Consider this portion of President Biden's remarks on Holocaust Remembrance Day:
By the time the war ended, 6 million Jews — one out of every three Jews in the entire world — were murdered.
This ancient hatred of Jews didn’t begin with the Holocaust; it didn’t end with the Holocaust, either, or after — or even after our victory in World War Two. This hatred continues to lie deep in the hearts of too many people in the world, and it requires our continued vigilance and outspokenness.
That hatred was brought to life on October 7th in 2023. On a sacred Jewish holiday, the terrorist group Hamas unleashed the deadliest day of the Jewish people since the Holocaust.
Driven by ancient desire to wipeout the Jewish people off the face of the Earth, over 1,200 innocent people — babies, parents, grandparents — slaughtered in their kibbutz, massacred at a musical festival, brutally raped, mutilated, and sexually assaulted. Thousands more carrying wounds, bullets, and shrapnel from the memory of that terrible day they endured. Hundreds taken hostage, including survivors of the Shoah.
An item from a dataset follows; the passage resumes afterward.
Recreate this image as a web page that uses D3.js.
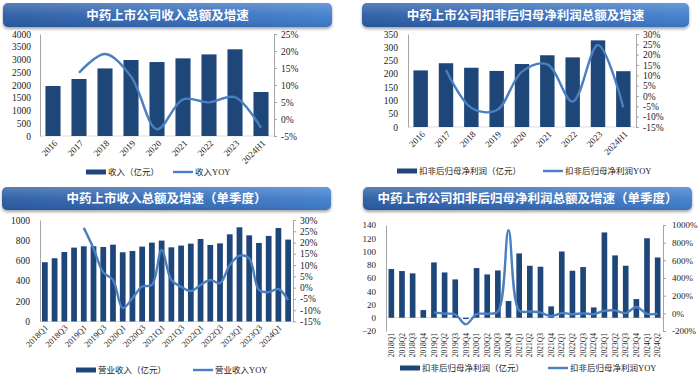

Now, here we are, not 75 years later but just seven and a half months later, and people are already forgetting. They’re already forgetting that Hamas unleashed this terror, that it was Hamas that brutalized Israelis, that it was Hamas who took and continues to hold hostages. I have not forgotten, nor have you, and we will not forget.
Now consider President Biden's remarks to CNN's Erin Burnett the following day concerning his decision to withhold military aid from Israel and preventing it from going into Rafah and ending the evil of Hamas:
Civilians have been killed in Gaza as a consequence of those bombs and other ways in which they go after population centers.
And I made it clear that, if they go into Rafah—they haven’t gone into Rafah yet. If they go into Rafah, I’m not supplying the weapons that have been used historically to deal with Rafah, to deal with the cities, to deal with that problem.
We’re going to continue to make sure Israel is secure, in terms of Iron Dome and their ability to respond to attacks like came out of the Middle East recently.
But it’s—it’s just wrong. We’re not going to supply the weapons and the artillery shells that have been used.
President Biden subsequently told Burnett, "We’re not walking away from Israel’s security. We’re walking away from Israel’s ability to wage war in those areas."
Unfortunately, President Biden is sending mixed messages when it comes to both anti-Semitism and Hamas.
During his Holocaust Remembrance speech, President Biden said, "Never again, simply translated for me, means “never forget.”
Well by preventing Israel's ability to wage war in those areas President Biden has forgotten that Hamas has vowed to carry out as many October 7ths attacks as it takes to wipe Israel out of existence and for anti-Semitism to triumph.
As long as President Biden ties Israel's hands behind its back then never again become not again.